The Rooster
Everywhere in Central America!

(10 am)
The sun has faded behind the mountains and the horizon turns from an orange, red glow, to a soft dark blue, and finally blackness with a silver speckled universe. It is quiet, peaceful, a perfect time for sleep. We cuddle into our tropical sleeping bags and gradually disconnect our consciousness to a world far beyond… sleep…

(3 am)

KOCKADOODLEDOOOOOOOOOOOO!!!!!!!!!!!!!!

KOCKADOODLEDOOOOOOOOOOOO!!!!!!!!!!!!!!

"SHUT UP!"

In the dreary hours of 3 am the rooster begins its foghorn "sound-off!" The most annoying sound I have ever heard. Its continuous call portrays a dying cry of a tortured animal with its head stuffed in a vice grip. A low pitch moaning progressing to a high peak and back down. The rooster drives you mad. Insane. Its ruthless whine leaves a permanent scar upon your sleepless memory.

I wake just before 7 am to set out into nature on my regular morning recon mission to the lake to watch the sunrise.

"Mitch, where's your switchblade?"

"I'm going to find that rooster and slay his throat, for he knows not what he does!"
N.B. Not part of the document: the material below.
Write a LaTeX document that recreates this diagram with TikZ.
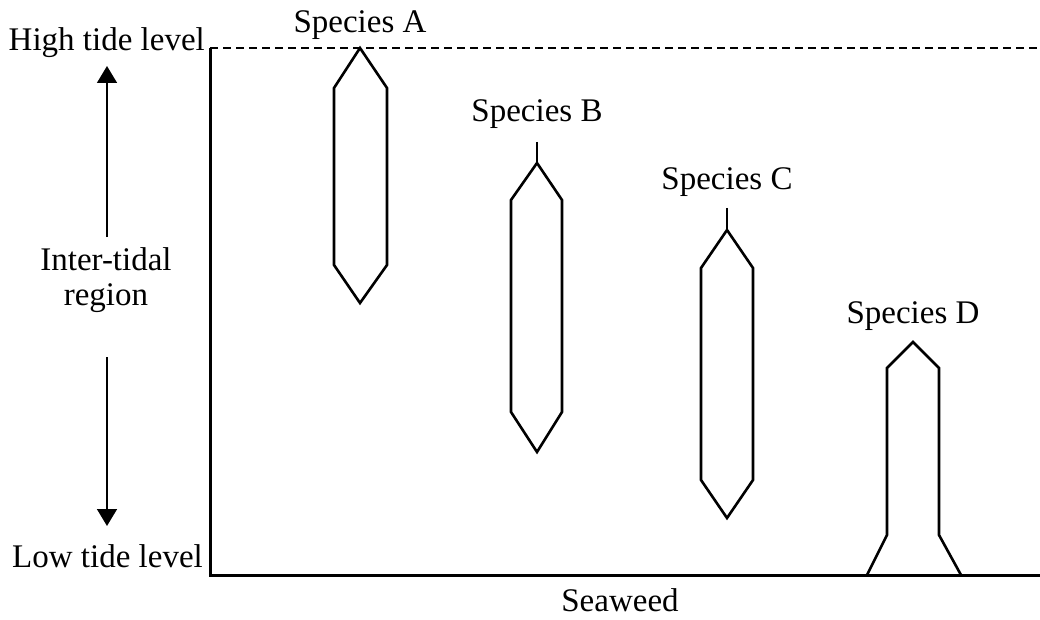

A rooster is supposed to wake you up at 6 am. That is the way it is supposed to be. It seems though that the roosters down in Central America have turned schizophrenic from the heat and humidity and no longer have control over themselves. At least in San Pedro we get a bit of a break. In Monterrico there was a whole gang of these hoodlums, sounding off one after the other loud as the siren of a fire truck.